→ Description of the task:
Retype the whole listing verbatim and keep the pictures out of it.

→ Dataset excerpt:

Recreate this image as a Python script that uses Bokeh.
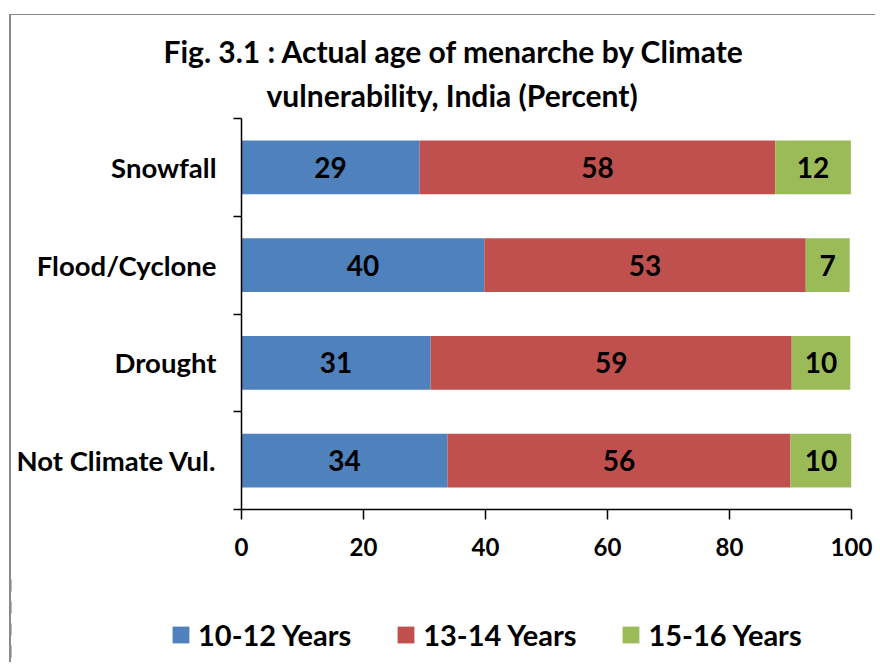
from bokeh.plotting import figure
from bokeh.models import (ColumnDataSource, Range1d, FixedTicker, Legend, LegendItem,
                          Title)
from bokeh.core.properties import value
from bokeh.embed import file_html
from bokeh.resources import INLINE
import numpy as np

# ---- data ----
categories = ["Snowfall", "Flood/Cyclone", "Drought", "Not Climate Vul."]
series = ["10-12 Years", "13-14 Years", "15-16 Years"]
age_10_12 = [29.2, 39.8, 31.0, 33.8]
age_13_14 = [58.3, 52.7, 59.2, 56.2]
age_15_16 = [12.4, 7.2, 9.6, 10.0]
x_ticks = [0, 20, 40, 60, 80, 100]
title_lines = ["Fig. 3.1 : Actual age of menarche by Climate",
               "vulnerability, India (Percent)"]
colors = ["#4F81BD", "#C0504D", "#9BBB59"]

FONT = "Lato"
BORDER = "#8a8a8a"
W = 866

n = len(categories)
ypos = [n - i - 0.5 for i in range(n)]

src = ColumnDataSource(dict(y=ypos, s0=age_10_12, s1=age_13_14, s2=age_15_16))

p = figure(width=W, height=560, x_range=Range1d(0, 100), y_range=Range1d(0, n),
           output_backend="svg", toolbar_location=None,
           min_border_left=230, min_border_right=26, min_border_top=103,
           min_border_bottom=66)
p.styles = {"margin-left": "9px", "margin-top": "14px",
            "border-left": f"2px solid {BORDER}", "border-top": f"1px solid {BORDER}"}
p.outline_line_color = None
p.xgrid.visible = False
p.ygrid.visible = False
p.background_fill_color = "white"
p.border_fill_color = "white"

rends = p.hbar_stack(["s0", "s1", "s2"], y="y", height=0.55, color=colors,
                     line_color=None, source=src)

# data labels
vals = np.array([age_10_12, age_13_14, age_15_16])
cum = np.cumsum(vals, axis=0)
lx, ly, lt = [], [], []
for k in range(3):
    for i in range(n):
        lx.append(cum[k, i] - vals[k, i] / 2)
        ly.append(ypos[i])
        lt.append(str(int(round(vals[k, i]))))
lsrc = ColumnDataSource(dict(x=lx, y=ly, t=lt))
p.text(x="x", y="y", text="t", source=lsrc, text_align="center",
       text_baseline="middle", text_font=value(FONT), text_font_style="bold",
       text_font_size="28px", text_color="black")

# x axis
xa = p.xaxis[0]
xa.ticker = FixedTicker(ticks=x_ticks)
xa.axis_line_color = "black"
xa.axis_line_width = 1.5
xa.major_tick_line_color = "black"
xa.major_tick_line_width = 1.5
xa.major_tick_out = 10
xa.major_tick_in = 0
xa.minor_tick_line_color = None
xa.major_label_text_font = FONT
xa.major_label_text_font_style = "bold"
xa.major_label_text_font_size = "24px"
xa.major_label_text_color = "black"
xa.major_label_standoff = 18

# y axis
ya = p.yaxis[0]
ya.ticker = FixedTicker(ticks=ypos, minor_ticks=list(range(n + 1)))
ya.major_label_overrides = {yv: c for yv, c in zip(ypos, categories)}
ya.axis_line_color = "black"
ya.axis_line_width = 1.5
ya.major_tick_line_color = None
ya.major_tick_out = 0
ya.major_tick_in = 0
ya.minor_tick_line_color = "black"
ya.minor_tick_line_width = 1.5
ya.minor_tick_out = 8
ya.minor_tick_in = 0
ya.major_label_text_font = FONT
ya.major_label_text_font_style = "bold"
ya.major_label_text_font_size = "27.5px"
ya.major_label_text_color = "black"
ya.major_label_standoff = 17

# title (two centred lines in the panel above the frame; first added = nearest)
for txt, off, so in zip(reversed(title_lines), [25, -78], [12, 0]):
    p.add_layout(Title(text=txt, align="left", offset=off, text_font=FONT,
                       text_font_style="bold", text_font_size="30px",
                       text_color="black", standoff=so), "above")

# ---- legend strip (separate root so the legend is not clipped by a frame) ----
pl = figure(width=W, height=88, x_range=Range1d(1000, 1100), y_range=Range1d(0, n),
            output_backend="svg", toolbar_location=None, x_axis_type=None,
            y_axis_type=None, min_border=0)
pl.styles = {"margin-left": "9px", "border-left": f"2px solid {BORDER}"}
pl.outline_line_color = None
pl.background_fill_color = "white"
pl.border_fill_color = "white"
lrends = pl.hbar_stack(["s0", "s1", "s2"], y="y", height=0.55, color=colors,
                       line_color=None, source=src)
legend = Legend(items=[LegendItem(label=s, renderers=[r]) for s, r in zip(series, lrends)],
                orientation="horizontal", location=(159, 10.5),
                glyph_width=21, glyph_height=21, label_standoff=7, spacing=44,
                padding=0, margin=0, border_line_color=None,
                background_fill_alpha=0, label_text_font=FONT,
                label_text_font_style="bold", label_text_font_size="29px",
                label_text_color="black", label_height=35)
pl.add_layout(legend, "center")

open("out.html", "w").write(file_html([p, pl], INLINE))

→ Task response:
Recreate this image as a Python script that uses Bokeh.
from bokeh.plotting import figure
from bokeh.models import (ColumnDataSource, Range1d, FixedTicker, Legend, LegendItem,
                          Title)
from bokeh.core.properties import value
from bokeh.embed import file_html
from bokeh.resources import INLINE
import numpy as np

# ---- data ----
categories = ["Snowfall", "Flood/Cyclone", "Drought", "Not Climate Vul."]
series = ["10-12 Years", "13-14 Years", "15-16 Years"]
age_10_12 = [29.2, 39.8, 31.0, 33.8]
age_13_14 = [58.3, 52.7, 59.2, 56.2]
age_15_16 = [12.4, 7.2, 9.6, 10.0]
x_ticks = [0, 20, 40, 60, 80, 100]
title_lines = ["Fig. 3.1 : Actual age of menarche by Climate",
               "vulnerability, India (Percent)"]
colors = ["#4F81BD", "#C0504D", "#9BBB59"]

FONT = "Lato"
BORDER = "#8a8a8a"
W = 866

n = len(categories)
ypos = [n - i - 0.5 for i in range(n)]

src = ColumnDataSource(dict(y=ypos, s0=age_10_12, s1=age_13_14, s2=age_15_16))

p = figure(width=W, height=560, x_range=Range1d(0, 100), y_range=Range1d(0, n),
           output_backend="svg", toolbar_location=None,
           min_border_left=230, min_border_right=26, min_border_top=103,
           min_border_bottom=66)
p.styles = {"margin-left": "9px", "margin-top": "14px",
            "border-left": f"2px solid {BORDER}", "border-top": f"1px solid {BORDER}"}
p.outline_line_color = None
p.xgrid.visible = False
p.ygrid.visible = False
p.background_fill_color = "white"
p.border_fill_color = "white"

rends = p.hbar_stack(["s0", "s1", "s2"], y="y", height=0.55, color=colors,
                     line_color=None, source=src)

# data labels
vals = np.array([age_10_12, age_13_14, age_15_16])
cum = np.cumsum(vals, axis=0)
lx, ly, lt = [], [], []
for k in range(3):
    for i in range(n):
        lx.append(cum[k, i] - vals[k, i] / 2)
        ly.append(ypos[i])
        lt.append(str(int(round(vals[k, i]))))
lsrc = ColumnDataSource(dict(x=lx, y=ly, t=lt))
p.text(x="x", y="y", text="t", source=lsrc, text_align="center",
       text_baseline="middle", text_font=value(FONT), text_font_style="bold",
       text_font_size="28px", text_color="black")

# x axis
xa = p.xaxis[0]
xa.ticker = FixedTicker(ticks=x_ticks)
xa.axis_line_color = "black"
xa.axis_line_width = 1.5
xa.major_tick_line_color = "black"
xa.major_tick_line_width = 1.5
xa.major_tick_out = 10
xa.major_tick_in = 0
xa.minor_tick_line_color = None
xa.major_label_text_font = FONT
xa.major_label_text_font_style = "bold"
xa.major_label_text_font_size = "24px"
xa.major_label_text_color = "black"
xa.major_label_standoff = 18

# y axis
ya = p.yaxis[0]
ya.ticker = FixedTicker(ticks=ypos, minor_ticks=list(range(n + 1)))
ya.major_label_overrides = {yv: c for yv, c in zip(ypos, categories)}
ya.axis_line_color = "black"
ya.axis_line_width = 1.5
ya.major_tick_line_color = None
ya.major_tick_out = 0
ya.major_tick_in = 0
ya.minor_tick_line_color = "black"
ya.minor_tick_line_width = 1.5
ya.minor_tick_out = 8
ya.minor_tick_in = 0
ya.major_label_text_font = FONT
ya.major_label_text_font_style = "bold"
ya.major_label_text_font_size = "27.5px"
ya.major_label_text_color = "black"
ya.major_label_standoff = 17

# title (two centred lines in the panel above the frame; first added = nearest)
for txt, off, so in zip(reversed(title_lines), [25, -78], [12, 0]):
    p.add_layout(Title(text=txt, align="left", offset=off, text_font=FONT,
                       text_font_style="bold", text_font_size="30px",
                       text_color="black", standoff=so), "above")

# ---- legend strip (separate root so the legend is not clipped by a frame) ----
pl = figure(width=W, height=88, x_range=Range1d(1000, 1100), y_range=Range1d(0, n),
            output_backend="svg", toolbar_location=None, x_axis_type=None,
            y_axis_type=None, min_border=0)
pl.styles = {"margin-left": "9px", "border-left": f"2px solid {BORDER}"}
pl.outline_line_color = None
pl.background_fill_color = "white"
pl.border_fill_color = "white"
lrends = pl.hbar_stack(["s0", "s1", "s2"], y="y", height=0.55, color=colors,
                       line_color=None, source=src)
legend = Legend(items=[LegendItem(label=s, renderers=[r]) for s, r in zip(series, lrends)],
                orientation="horizontal", location=(159, 10.5),
                glyph_width=21, glyph_height=21, label_standoff=7, spacing=44,
                padding=0, margin=0, border_line_color=None,
                background_fill_alpha=0, label_text_font=FONT,
                label_text_font_style="bold", label_text_font_size="29px",
                label_text_color="black", label_height=35)
pl.add_layout(legend, "center")

open("out.html", "w").write(file_html([p, pl], INLINE))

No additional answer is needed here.